Deftones | Koi No Yokan

Reprise Records (2012)
By RYAN REED  |  November 12, 2012
3.5 3.5 Stars


Deftones aren't — and never were — a nü-metal band. Sure, they play 25-string, drop-Z guitars and feature a keyboardist disguised as a turntablist, but they're as much a nü-metal band as they are a barbershop quartet. Deftones' brand of metal is artful and spacey, patient and textured: Stephen Carpenter's de-tuned distortion washes over like menacing storm clouds; Abe Cunningham's dextrous drumming takes cues from both hip-hop and prog; and, at his most melodic, Chino Moreno is the greatest art-rock vocalist on the planet. The problem, from day one, has been making that formula work over the course of an entire album: early LPs like 1997's Around the Fur grew monotonous the longer they played, whereas recent efforts like 2006's Saturday Night Wrist have been plagued by filler.
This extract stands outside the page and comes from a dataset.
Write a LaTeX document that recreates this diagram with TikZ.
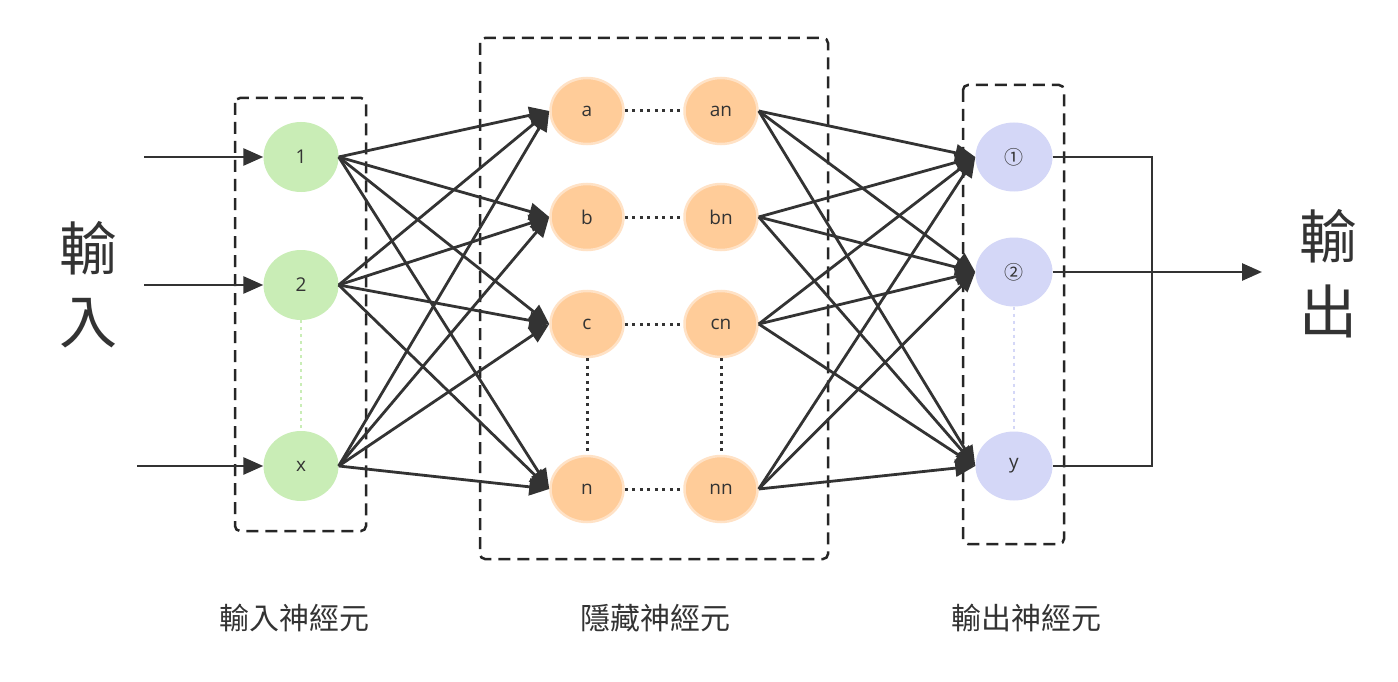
\documentclass[tikz,border=0pt]{standalone}
\usepackage{fontspec}
\setmainfont{Open Sans}
\newfontfamily\cjk{Noto Sans CJK TC}
\usetikzlibrary{arrows.meta,shapes.geometric}
\definecolor{lc}{HTML}{333333}
\definecolor{gfill}{HTML}{C9EDB6}
\definecolor{gdot}{HTML}{C9EDB6}
\definecolor{ofill}{HTML}{FFCC99}
\definecolor{oborder}{HTML}{FFE2C6}
\definecolor{pfill}{HTML}{D4D7F7}
\definecolor{pdot}{HTML}{D4D7F7}
\begin{document}
\begin{tikzpicture}[x=1pt,y=-1pt,
  neuron/.style={ellipse,inner sep=0pt,minimum width=75pt,minimum height=70pt,
    font=\fontsize{19}{21}\selectfont,text=lc},
  inneuron/.style={neuron,fill=gfill},
  hidneuron/.style={neuron,fill=ofill,draw=oborder,line width=2.5pt,minimum width=73pt,minimum height=66pt},
  outneuron/.style={neuron,fill=pfill,minimum width=77pt,minimum height=69pt},
  conn/.style={draw=lc,line width=2.8pt,-{Triangle[length=20pt,width=17pt]}},
  plain/.style={draw=lc,line width=2.8pt},
  groupbox/.style={draw=black!85,line width=2.5pt,dash pattern=on 12pt off 7pt,rounded corners=5pt},
  hdots/.style={draw=lc,line width=3pt,dash pattern=on 3pt off 4.5pt},
  bigtxt/.style={font=\cjk\fontsize{58}{60}\selectfont,text=lc,inner sep=0pt},
  captxt/.style={font=\cjk\fontsize{30}{34}\selectfont,text=lc,inner sep=0pt}
]
\useasboundingbox (0,0) rectangle (1398,682);
\fill[white] (0,0) rectangle (1398,682);

% group boxes
\draw[groupbox] (235,98) rectangle (366,531);
\draw[groupbox] (480,38) rectangle (828,559);
\draw[groupbox] (963,85) rectangle (1064,544);

% input layer
\node[inneuron] (i1) at (301,157) {1};
\node[inneuron] (i2) at (301,285) {2};
\node[inneuron] (ix) at (301,466) {x};
\draw[gdot,line width=2pt,dash pattern=on 3pt off 4pt] (i2.south) -- (ix.north);

% hidden layer
\node[hidneuron] (ha) at (587,111) {a};
\node[hidneuron] (hb) at (587,217) {b};
\node[hidneuron] (hc) at (587,324) {c};
\node[hidneuron] (hn) at (587,489) {n};
\node[hidneuron] (han) at (721,111) {an};
\node[hidneuron] (hbn) at (721,217) {bn};
\node[hidneuron] (hcn) at (721,324) {cn};
\node[hidneuron] (hnn) at (721,489) {nn};
\draw[hdots] (ha.east) -- (han.west);
\draw[hdots] (hb.east) -- (hbn.west);
\draw[hdots] (hc.east) -- (hcn.west);
\draw[hdots] (hn.east) -- (hnn.west);
\draw[hdots] (hc.south) -- (hn.north);
\draw[hdots] (hcn.south) -- (hnn.north);

% output layer
\node[outneuron] (o1) at (1014,157) {\cjk ①};
\node[outneuron] (o2) at (1014,272) {\cjk ②};
\node[outneuron] (oy) at (1014,466) {y};
\draw[pdot,line width=2pt,dash pattern=on 3pt off 4pt] (o2.south) -- (oy.north);

% input arrows
\coordinate (s1) at (144,157);
\coordinate (s2) at (144,285);
\coordinate (sx) at (137,466);
\draw[conn] (s1) -- (i1.west);
\draw[conn] (s2) -- (i2.west);
\draw[conn] (sx) -- (ix.west);

% input -> hidden
\foreach \s in {i1,i2,ix}{
  \foreach \t in {ha,hb,hc,hn}{
    \draw[conn] (\s.east) -- (\t.west);
  }
}
% hidden -> output
\foreach \s in {han,hbn,hcn,hnn}{
  \foreach \t in {o1,o2,oy}{
    \draw[conn] (\s.east) -- (\t.west);
  }
}

% output merge
\coordinate (mj) at (1152,157);
\coordinate (end) at (1262,272);
\draw[plain] (o1.east) -- (mj) |- (oy.east);
\draw[conn] (o2.east) -- (end);

% big texts
\node[bigtxt] (in1) at (88,248) {輸};
\node[bigtxt] (in2) at (88,323) {入};
\node[bigtxt] (out1) at (1328,236) {輸};
\node[bigtxt] (out2) at (1328,311) {出};

% captions
\node[captxt] (c1) at (294,618) {輸入神經元};
\node[captxt] (c2) at (655,618) {隱藏神經元};
\node[captxt] (c3) at (1026,618) {輸出神經元};
\end{tikzpicture}
\end{document}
Koi No Yokan, the band's seventh studio album, is their most consistent batch of songs in more than a decade, and it's also their most dynamic — blending the trippy atmospheres of 2000's White Pony with the balls-out aggression of 2003's Deftones. This is the band's second album with rock producer-extraordinaire Nick Raskulinecz (who recently assisted Rush with their most focused album since the Reagan administration), and, sadly, it's also their second since the 2008 car crash and subsequent coma of longtime bassist Chi Cheng. But that tragedy seems to have given the band an aching urgency: "Swerve City" commences with a trademark space-metal surge, with Moreno harmonizing over miles of fuzz, a porcelain bass groove, and subtle washes of synth. In the past, the band's heavy and atmospheric sides were often used as jarring contrasts; here the combination is seamless on anthems like "Gauze" and "Tempest," which pummel with brick-wall propulsion one second and soothe with dreamy melodicism the next. Koi No Yokan is not only the year's best metal-rock-space-pop album — it's also the finest Deftones album, front to back, to date.